Censura clerical e guerra cultural

Padre Júlio Lancellotti
Foto: Rovena Rosa/Agência Brasil

O padre Júlio Lancellotti costuma utilizar as plataformas digitais para denunciar a violência e a intolerância, registrando em suas publicações o cotidiano das pessoas em situação de rua no centro da capital paulista. Por isso mesmo, tem sido alvo recorrente de ameaças e de acusações desprovidas de materialidade, numa tentativa deliberada de submetê-lo a um ambiente de linchamento moral.

O episódio mais recente dessa ofensiva foi a carta do cardeal arcebispo de São Paulo, dom Odilo Scherer, determinando a proibição do uso das redes sociais pelo sacerdote e comunicando, inclusive, a possibilidade de sua transferência da Paróquia São Miguel Arcanjo, onde atua há mais de quatro décadas.

A decisão, amplamente considerada arbitrária, provocou forte repercussão entre religiosos e fiéis, uma vez que o padre sempre dedicou sua ação pastoral à vivência concreta dos ensinamentos de Jesus Cristo, promovendo acolhimento e cuidado às pessoas em situação de rua. Sua preocupação permanente em proteger os mais vulneráveis — especialmente aqueles que a sociedade insiste em não enxergar — tem despertado a ira de setores conservadores.

Em razão disso, o padre Júlio Lancellotti passou a ser alvo frequente de ataques de lideranças políticas alinhadas à extrema direita. Foi o que se viu, por exemplo, na iniciativa do deputado federal Junio Amaral (PL-MG), que chegou a encaminhar à Embaixada do Vaticano um abaixo-assinado pedindo o afastamento do religioso.

No mesmo sentido atua Miguel Kazam, ligado ao MBL (Movimento Brasil Livre) e com mais de 100 mil seguidores nas redes sociais, que há meses conduz uma campanha sistemática de ataques ao sacerdote e de pressão pública sobre a Igreja. Em vídeos e postagens, associa a atuação pastoral de Lancellotti a supostos desvios morais e ideológicos, misturando críticas religiosas com narrativas políticas típicas da chamada “guerra cultural”.

Essa limitação imposta ao padre Júlio Lancellotti tem nome: censura. Ao agir dessa forma, a Igreja Católica desconsidera a relevância da conexão estabelecida pelo sacerdote com mais de dois milhões de seguidores, cujas missas alcançam cerca de 15 mil visualizações a cada transmissão ao vivo. Trata-se, portanto, de um grave retrocesso democrático, por envolver diretamente a liberdade religiosa e a liberdade de expressão.

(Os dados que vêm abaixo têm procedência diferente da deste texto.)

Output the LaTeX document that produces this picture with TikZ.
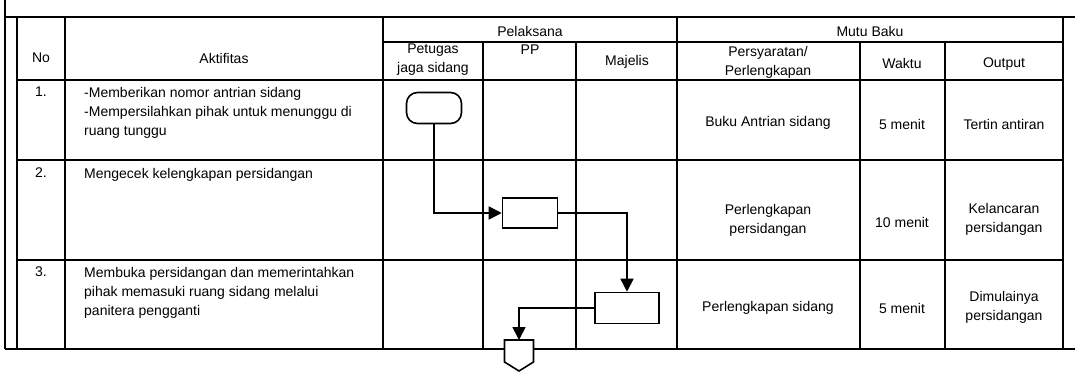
\documentclass[tikz,border=0pt]{standalone}
\usepackage{fontspec}
\setmainfont{Liberation Sans}
\usetikzlibrary{arrows.meta}

\begin{document}
\begin{tikzpicture}[x=1pt,y=-1pt,
    grid/.style={line width=1.3pt},
    txt/.style={font=\fontsize{14}{19}\selectfont, inner sep=0pt, align=center},
    ltxt/.style={txt, anchor=north west, align=left},
    flowbox/.style={draw, line width=1.6pt, minimum width=55pt, minimum height=30pt, inner sep=0pt},
    flow/.style={line width=1.7pt, -{Triangle[length=13pt,width=13pt]}}]
    \useasboundingbox (0,0) rectangle (1075,372);

    % Outer frame
    \draw[grid] (5,0) -- (5,349);
    \draw[grid] (5,17) -- (1075,17);
    \draw[grid, line width=1.7pt] (5,349) -- (1075,349);

    % Table lines
    \draw[grid] (17,17) -- (17,349);
    \draw[grid] (1063,17) -- (1063,349);
    \draw[grid] (383,42) -- (1063,42);
    \draw[grid] (17,80) -- (1063,80);
    \draw[grid] (17,160) -- (1063,160);
    \draw[grid] (17,260) -- (1063,260);
    \foreach \x in {65,383,677} {
        \draw[grid] (\x,17) -- (\x,349);
    }
    \foreach \x in {483,576,860,945} {
        \draw[grid] (\x,42) -- (\x,349);
    }

    % Header
    \node[txt] (hno) at (41,58) {No};
    \node[txt] (hakt) at (224,58) {Aktifitas};
    \node[txt] (hpel) at (530,31) {Pelaksana};
    \node[txt] (hpet) at (433,60) {Petugas\\jaga sidang};
    \node[txt] (hpp) at (530,50) {PP};
    \node[txt] (hmaj) at (627,62) {Majelis};
    \node[txt] (hmutu) at (870,31) {Mutu Baku};
    \node[txt] (hsyarat) at (768,62) {Persyaratan/\\Perlengkapan};
    \node[txt] (hwaktu) at (902,63) {Waktu};
    \node[txt] (hout) at (1004,64) {Output};

    % Row 1
    \node[txt] (no1) at (41,92) {1.};
    \node[ltxt] (akt1) at (84,87) {-Memberikan nomor antrian sidang\\-Mempersilahkan pihak untuk menunggu di\\ruang tunggu};
    \node[txt] (syarat1) at (768,123) {Buku Antrian sidang};
    \node[txt] (waktu1) at (902,124) {5 menit};
    \node[txt] (out1) at (1004,124) {Tertin antiran};

    % Row 2
    \node[txt] (no2) at (41,173) {2.};
    \node[ltxt] (akt2) at (84,168) {Mengecek kelengkapan persidangan};
    \node[txt] (syarat2) at (768,220) {Perlengkapan\\persidangan};
    \node[txt] (waktu2) at (902,222) {10 menit};
    \node[txt] (out2) at (1004,219) {Kelancaran\\persidangan};

    % Row 3
    \node[txt] (no3) at (41,272) {3.};
    \node[ltxt] (akt3) at (84,267) {Membuka persidangan dan memerintahkan\\pihak memasuki ruang sidang melalui\\panitera pengganti};
    \node[txt] (syarat3) at (768,308) {Perlengkapan sidang};
    \node[txt] (waktu3) at (902,308) {5 menit};
    \node[txt] (out3) at (1004,307) {Dimulainya\\persidangan};

    % Flow
    \node[flowbox, rounded corners=11pt, minimum height=31pt] (mulai) at (434,108) {};
    \node[flowbox] (cekpp) at (530,213) {};
    \node[flowbox, minimum width=64pt, minimum height=31pt] (bukamaj) at (627,308) {};
    % off-page connector
    \coordinate (lanjut) at (519,340);
    \filldraw[fill=white, line width=1.6pt, line join=miter]
        (504.5,340) -- (533.5,340) -- (533.5,362) -- (519,371) -- (504.5,362) -- cycle;

    \draw[flow] (mulai.south) |- (cekpp.west);
    \draw[flow] (cekpp.east) -| (bukamaj.north);
    \draw[flow] (bukamaj.west) -| (lanjut);
\end{tikzpicture}
\end{document}
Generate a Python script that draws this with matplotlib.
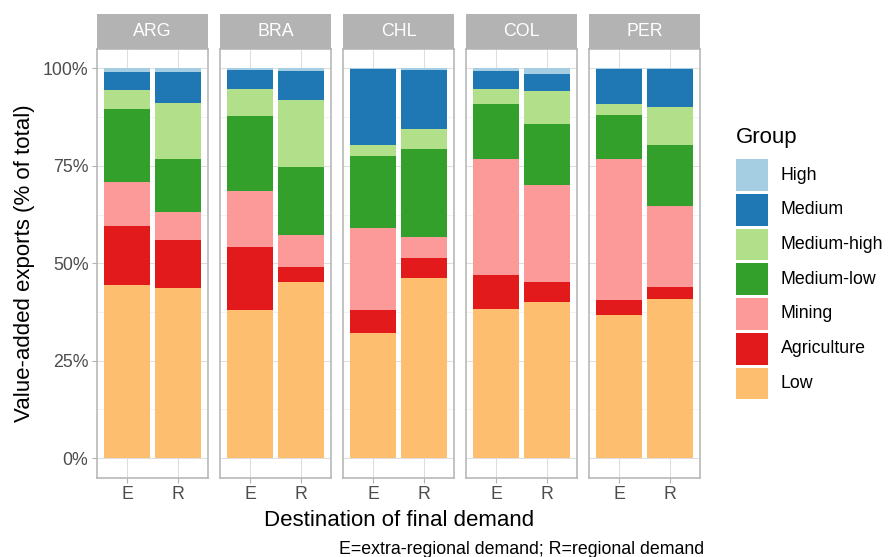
import matplotlib
matplotlib.use('Agg')
import matplotlib.pyplot as plt
from matplotlib.patches import Rectangle
import numpy as np

plt.rcParams['font.family'] = ['Liberation Sans', 'DejaVu Sans']

# data: share of value-added exports (%), stacked bottom -> top
countries = ['ARG', 'BRA', 'CHL', 'COL', 'PER']
destinations = ['E', 'R']
groups = ['Low', 'Agriculture', 'Mining', 'Medium-low', 'Medium-high', 'Medium', 'High']
colors = ['#FDBF6F', '#E31A1C', '#FB9A99', '#33A02C', '#B2DF8A', '#1F78B4', '#A6CEE3']

# each row: [E, R] per country, order as countries
low = [[44.4, 43.6], [38.0, 45.1], [32.1, 46.2], [38.25, 40.0], [36.7, 40.9]]
agriculture = [[15.1, 12.3], [16.1, 3.85], [5.9, 5.1], [8.7, 5.1], [3.85, 3.0]]
mining = [[11.25, 7.4], [14.55, 8.2], [20.95, 5.35], [29.9, 25.05], [36.3, 20.7]]
medium_low = [[18.9, 13.5], [19.15, 17.6], [18.65, 22.75], [14.05, 15.6], [11.25, 15.8]]
medium_high = [[4.85, 14.3], [6.9, 17.1], [2.8, 5.1], [3.8, 8.45], [2.8, 9.7]]
medium = [[4.6, 7.9], [4.85, 7.45], [19.4, 15.1], [4.6, 4.35], [8.9, 9.7]]
high = [[0.9, 1.0], [0.45, 0.7], [0.2, 0.4], [0.7, 1.45], [0.2, 0.2]]
series = [low, agriculture, mining, medium_low, medium_high, medium, high]

yticks = [0, 25, 50, 75, 100]
ytick_labels = ['0%', '25%', '50%', '75%', '100%']

W, H = 890, 557
fig = plt.figure(figsize=(W / 100, H / 100), dpi=100)

panel_left = 96.8
panel_w = 111.6
panel_gap = 11.4
panel_top = 49.0
panel_bottom = 477.7
strip_h = 35.0
border = '#B3B3B3'
tick_col = '#4D4D4D'

for ci, country in enumerate(countries):
    x0 = panel_left + ci * (panel_w + panel_gap)
    ax = fig.add_axes([x0 / W, 1 - panel_bottom / H, panel_w / W, (panel_bottom - panel_top) / H])
    x = np.arange(len(destinations))
    bottom = np.zeros(len(destinations))
    for gi, g in enumerate(groups):
        vals = np.array(series[gi][ci])
        ax.bar(x, vals, width=0.9, bottom=bottom, color=colors[gi], label=g,
               linewidth=0, zorder=3)
        bottom += vals
    ax.set_xlim(-0.6, 1.6)
    ax.set_ylim(-5, 105)
    ax.set_xticks(x)
    ax.set_xticklabels(destinations)
    ax.set_yticks(yticks)
    ax.set_yticks([12.5, 37.5, 62.5, 87.5], minor=True)
    if ci == 0:
        ax.set_yticklabels(ytick_labels)
    else:
        ax.tick_params(axis='y', which='both', left=False, labelleft=False)
    ax.tick_params(axis='y', which='minor', left=False)
    ax.tick_params(axis='both', which='major', labelsize=12.8, colors=border,
                   labelcolor=tick_col, length=3.5, width=0.8, pad=2.5)
    ax.grid(True, which='major', color='#DEDEDE', linewidth=0.75, zorder=0)
    ax.grid(True, which='minor', axis='y', color='#EBEBEB', linewidth=0.45, zorder=0)
    for s in ax.spines.values():
        s.set_color(border)
        s.set_linewidth(1.1)
    # facet strip
    sh = strip_h / (panel_bottom - panel_top)
    ax.add_patch(Rectangle((0, 1), 1, sh, transform=ax.transAxes, clip_on=False,
                           facecolor='#B3B3B3', edgecolor='none'))
    ax.text(0.5, 1 + sh / 2, country, transform=ax.transAxes, ha='center', va='center',
            color='white', fontsize=12.8)

fig.text(0.4485, 1 - 520 / H, 'Destination of final demand', ha='center', va='center', fontsize=16)
fig.text(25 / W, 1 - 263 / H, 'Value-added exports (% of total)', ha='center', va='center',
         rotation=90, fontsize=16)
fig.text(704 / W, 1 - 549 / H, 'E=extra-regional demand; R=regional demand', ha='right',
         va='center', fontsize=12.8)

# legend, drawn like ggplot's guide (High on top)
fig.text(736 / W, 1 - 143.5 / H, 'Group', ha='left', va='baseline', fontsize=16)
key_top, key_pitch, key_h, key_w = 159.3, 34.7, 31.7, 32.0
for i, (g, c) in enumerate(zip(groups[::-1], colors[::-1])):
    top = key_top + i * key_pitch
    fig.patches.append(Rectangle((736 / W, 1 - (top + key_h) / H), key_w / W, key_h / H,
                                 transform=fig.transFigure, facecolor=c, edgecolor='none'))
    fig.text(781 / W, 1 - (top + key_h / 2) / H, g, ha='left', va='center', fontsize=12.8)

fig.savefig('out.png', dpi=100)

A contradição se torna ainda mais evidente quando se observa que o próprio arcebispo segue ativo nas redes sociais, mantendo no Instagram um perfil com mais de 50 mil seguidores, onde publica notícias institucionais e trechos de suas homilias.

Não há justificativa plausível para essa proibição. O padre Júlio Lancellotti é uma figura pública admirada em todo o país — e também no exterior — pelo trabalho desenvolvido ao lado dos excluídos. Outros religiosos com perfis midiáticos, verdadeiros “pop stars”, jamais foram alvo de medida semelhante.
A Arquidiocese de São Paulo, por sua vez, limita-se a afirmar que o tema foi tratado internamente entre dom Odilo e o sacerdote, recusando-se a prestar esclarecimentos públicos.

Esse enquadramento canônico imposto a um religioso cuja espiritualidade é profundamente comprometida com a dignidade humana abre um precedente perigoso: o da criminalização da ação pastoral voltada aos pobres e do diálogo com a sociedade.